Slow Days

The lead up to the Christmas and our end of year break was Chaos with a capital C. Our shop was busy with people gift shopping and seeking out ingredients for the perfect holiday meals and we were slammed.  My day job seemed to slow down at the end of the year but just before everything was due to close and autoreplies were turned on, things amped up so that they last few days were an intense sprint. Some kind of cruel joke by “the universe” to teach me for feeling like I can relax a second before 5pm on December 21st.

So really, things combined to create a whirlwind of all the things at once. It was wild and exhausting and on the 23rd of December, at 8pm, I locked up V1 and promptly went home to spend two hours doing accounts and payroll before I could really switch off (literally switched my computer off – I shut down my laptop and didn’t pick it up again until around the 2nd of January. I didn’t intend this, but I was just really busy sitting on my butt and doing the odd spot of gardening between beach swims and neighbourhood walks).

Where was I ? Right. The switching off happened on the evening of December 23rd and it was glorious. Of the ten days we had off, we spent five of them in Napier including a very laid back and relaxed Christmas Day, not including the part where my Dino-Pai woke up at 4am because of who she is as a person. I am very thankful of who my Surly Teen is as a person because he took care of her and did his best to prevent her from waking us up before 7am. 7am is the Christmas Day rule in this whare. Mean? Possibly but also essential.

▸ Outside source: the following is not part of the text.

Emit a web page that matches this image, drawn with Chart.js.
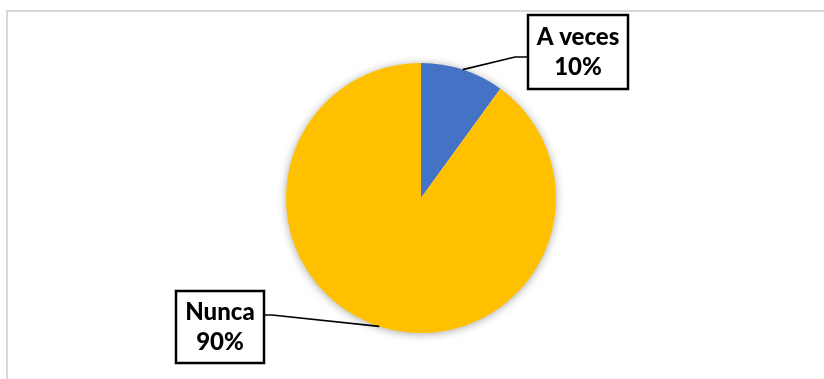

Someone said something along the lines of “she’s a bit of a firecracker huh?” in reference to my Dino-Pai and the answer to that question is one hundred times yes forever and ever amine. She is amazing and I am very tired.

The someone was my baby brother who was in NZ from Perth where he currently lives (I say currently like it’s just temporary and he’s going to return lolololol please?). He made a detour on his travels to come spend a night in Napier because we weren’t going to see him at all and I am very grateful for that. He is a good baby brother, even if he’s actually 31 years old and definitely taller than me. You can take the baby brother out of NZ but you can’t take the baby brother out of my heart. 

On our return we have spent lots of time sitting and eating and also gardening because I love the gardening. I don’t really have much success with growing things but I can say that I am getting it. As a whānau we’ve kept at least two house plants alive this year and I planted basil in the garden the other day and it is still alive. Today is my first back at work (V1 mahi, not my day job) and it’s quietish, there’s a giant fan to keep me cool and the sun is shining. I know the delicious slow(er) days are coming to an end soon (I start back at work on Monday but just part-time for now) but I am going to try and hold on to that slow feeling for as long as I can. After a year of 6 day work weeks I’m determined to try and stretch out this feeling for as long as I can.

P.S I have finally caught up with The Handmaid’s Tale and holy shit it is dark dark dark. I cried and cried and cried and I feel like my insides are very raw right now. I think I will stick to reality cooking shows from here on out.